# Data block
►
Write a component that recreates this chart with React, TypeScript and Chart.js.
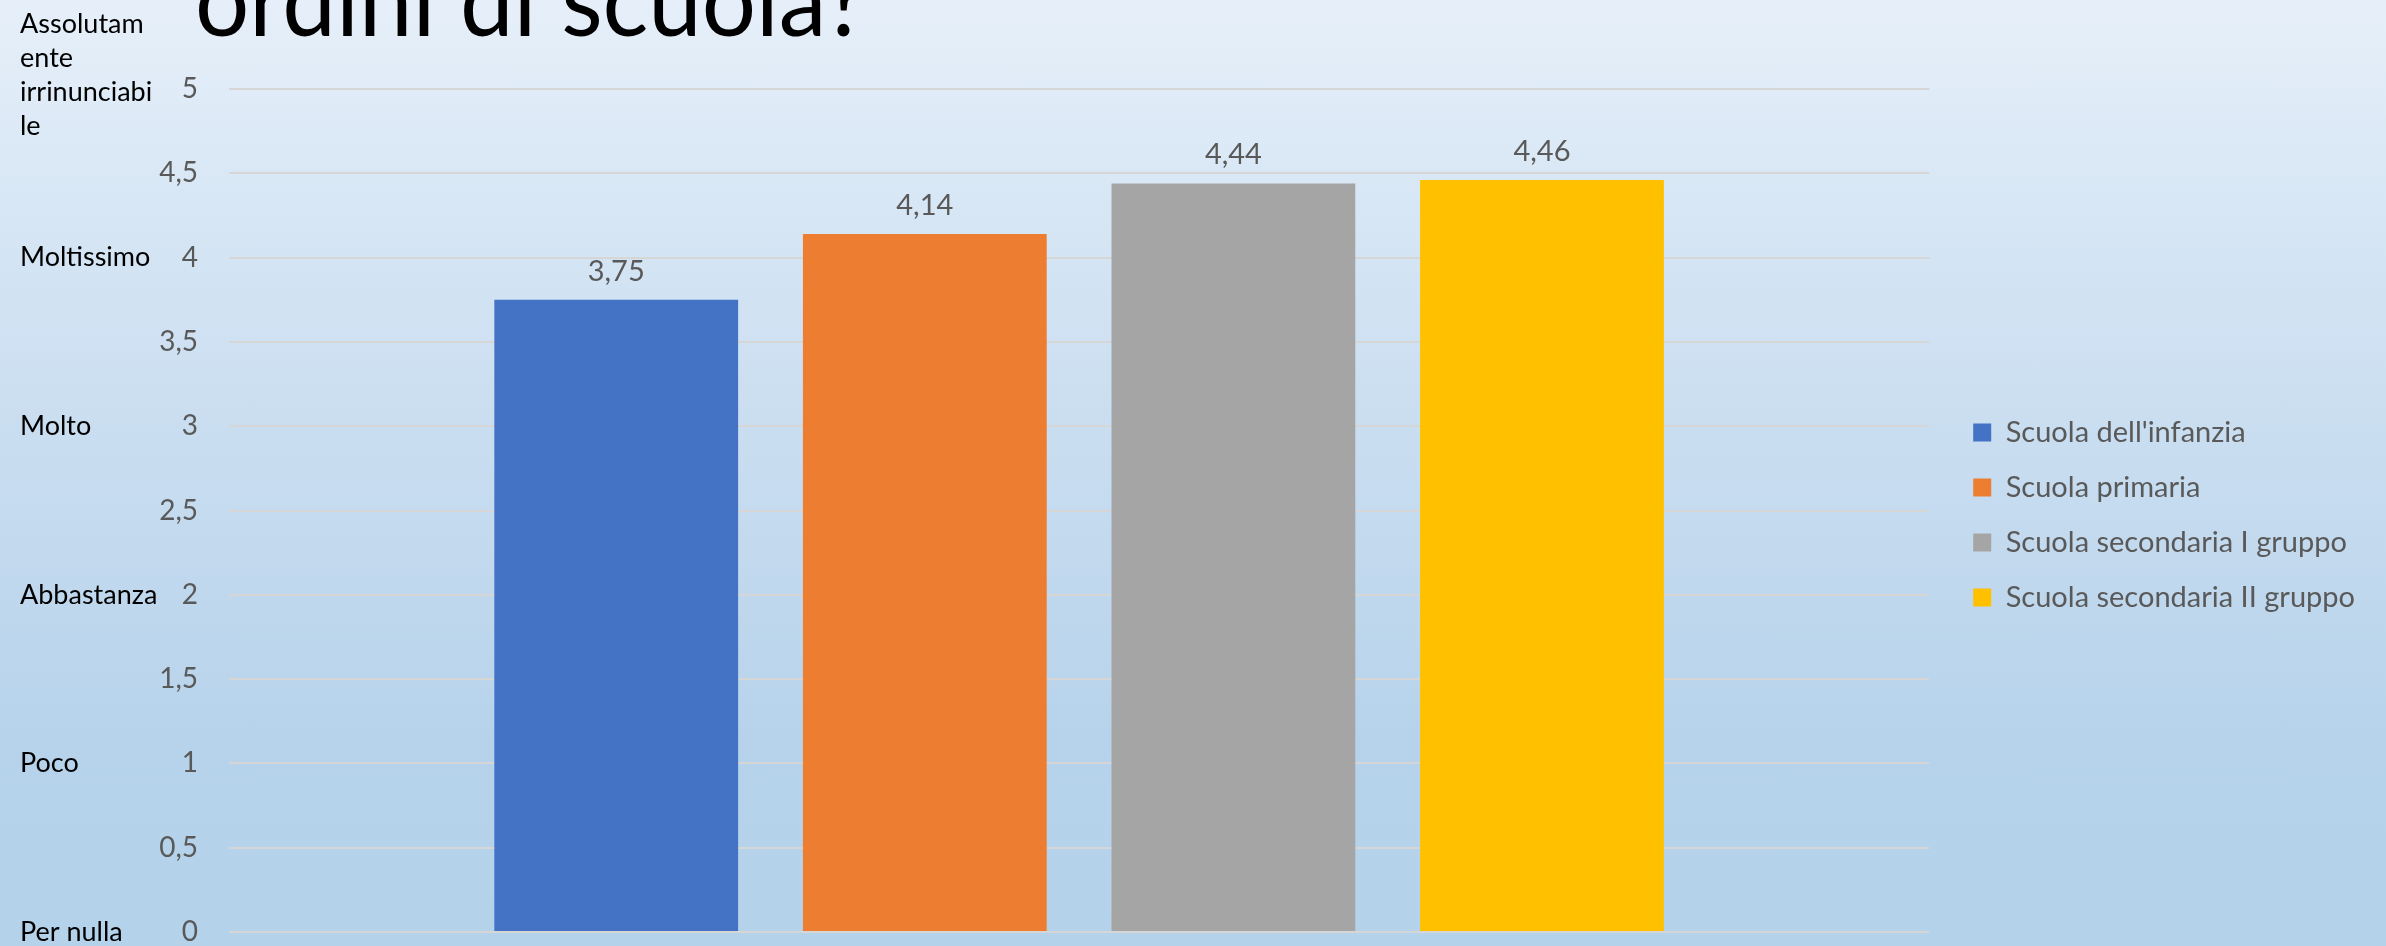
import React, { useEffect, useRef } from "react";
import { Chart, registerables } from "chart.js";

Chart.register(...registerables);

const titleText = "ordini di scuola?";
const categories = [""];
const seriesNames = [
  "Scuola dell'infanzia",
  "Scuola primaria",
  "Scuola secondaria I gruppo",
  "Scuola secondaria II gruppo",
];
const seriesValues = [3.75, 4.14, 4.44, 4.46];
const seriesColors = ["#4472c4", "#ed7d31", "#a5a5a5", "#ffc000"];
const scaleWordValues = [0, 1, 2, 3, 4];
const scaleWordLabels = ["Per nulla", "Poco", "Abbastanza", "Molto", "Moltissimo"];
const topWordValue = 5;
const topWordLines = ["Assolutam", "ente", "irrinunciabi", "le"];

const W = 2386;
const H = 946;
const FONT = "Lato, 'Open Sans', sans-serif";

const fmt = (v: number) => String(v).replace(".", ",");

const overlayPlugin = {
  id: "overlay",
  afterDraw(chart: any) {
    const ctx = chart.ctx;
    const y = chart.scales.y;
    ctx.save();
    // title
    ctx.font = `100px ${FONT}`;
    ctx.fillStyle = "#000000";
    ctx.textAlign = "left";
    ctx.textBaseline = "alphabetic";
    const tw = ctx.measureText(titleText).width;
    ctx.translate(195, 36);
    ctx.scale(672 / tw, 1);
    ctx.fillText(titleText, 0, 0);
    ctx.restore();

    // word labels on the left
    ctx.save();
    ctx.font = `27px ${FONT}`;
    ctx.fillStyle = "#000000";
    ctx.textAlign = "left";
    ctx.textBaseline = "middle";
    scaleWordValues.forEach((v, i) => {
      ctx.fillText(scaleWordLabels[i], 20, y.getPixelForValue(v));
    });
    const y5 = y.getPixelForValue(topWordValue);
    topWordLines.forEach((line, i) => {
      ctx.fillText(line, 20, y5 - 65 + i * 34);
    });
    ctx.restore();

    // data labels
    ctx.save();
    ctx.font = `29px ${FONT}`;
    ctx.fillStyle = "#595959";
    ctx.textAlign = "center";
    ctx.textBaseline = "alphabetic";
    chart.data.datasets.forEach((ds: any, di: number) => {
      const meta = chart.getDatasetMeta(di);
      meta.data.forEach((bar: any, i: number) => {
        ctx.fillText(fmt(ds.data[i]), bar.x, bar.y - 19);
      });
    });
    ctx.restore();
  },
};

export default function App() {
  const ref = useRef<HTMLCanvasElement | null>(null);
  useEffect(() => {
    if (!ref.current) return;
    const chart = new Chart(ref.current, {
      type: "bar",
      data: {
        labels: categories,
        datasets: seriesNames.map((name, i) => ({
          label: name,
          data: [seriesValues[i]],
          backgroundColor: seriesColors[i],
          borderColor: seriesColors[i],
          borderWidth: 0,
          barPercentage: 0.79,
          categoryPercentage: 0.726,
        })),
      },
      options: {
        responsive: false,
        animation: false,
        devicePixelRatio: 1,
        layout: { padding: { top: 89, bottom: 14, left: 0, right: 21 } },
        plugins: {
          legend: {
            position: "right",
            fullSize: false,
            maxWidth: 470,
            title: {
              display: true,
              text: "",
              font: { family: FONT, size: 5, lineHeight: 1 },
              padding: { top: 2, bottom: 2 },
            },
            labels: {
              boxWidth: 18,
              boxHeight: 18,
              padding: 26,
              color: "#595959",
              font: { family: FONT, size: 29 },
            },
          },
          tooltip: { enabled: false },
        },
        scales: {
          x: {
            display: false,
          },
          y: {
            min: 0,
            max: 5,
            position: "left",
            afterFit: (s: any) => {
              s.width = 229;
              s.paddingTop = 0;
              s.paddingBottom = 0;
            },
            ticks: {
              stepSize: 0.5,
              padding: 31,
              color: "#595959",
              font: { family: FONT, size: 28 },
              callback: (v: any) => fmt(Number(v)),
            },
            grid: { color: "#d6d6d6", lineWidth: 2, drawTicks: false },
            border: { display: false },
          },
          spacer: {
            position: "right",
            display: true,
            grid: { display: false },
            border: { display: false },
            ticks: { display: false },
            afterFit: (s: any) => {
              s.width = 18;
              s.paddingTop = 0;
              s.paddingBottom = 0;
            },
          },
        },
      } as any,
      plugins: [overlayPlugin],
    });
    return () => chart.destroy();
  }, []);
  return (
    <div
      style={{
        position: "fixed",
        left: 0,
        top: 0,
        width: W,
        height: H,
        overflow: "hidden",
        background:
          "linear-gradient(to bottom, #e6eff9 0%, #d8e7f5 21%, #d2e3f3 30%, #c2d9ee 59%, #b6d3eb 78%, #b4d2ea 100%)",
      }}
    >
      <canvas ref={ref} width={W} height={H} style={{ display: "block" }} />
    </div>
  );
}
◄
# Instructions to follow
Go from the first line of the data above to the line containing "Chart.register(...registerables);" and retype exactly those lines, both included, but none of the pictures.

# Task response
Write a component that recreates this chart with React, TypeScript and Chart.js.
import React, { useEffect, useRef } from "react";
import { Chart, registerables } from "chart.js";

Chart.register(...registerables);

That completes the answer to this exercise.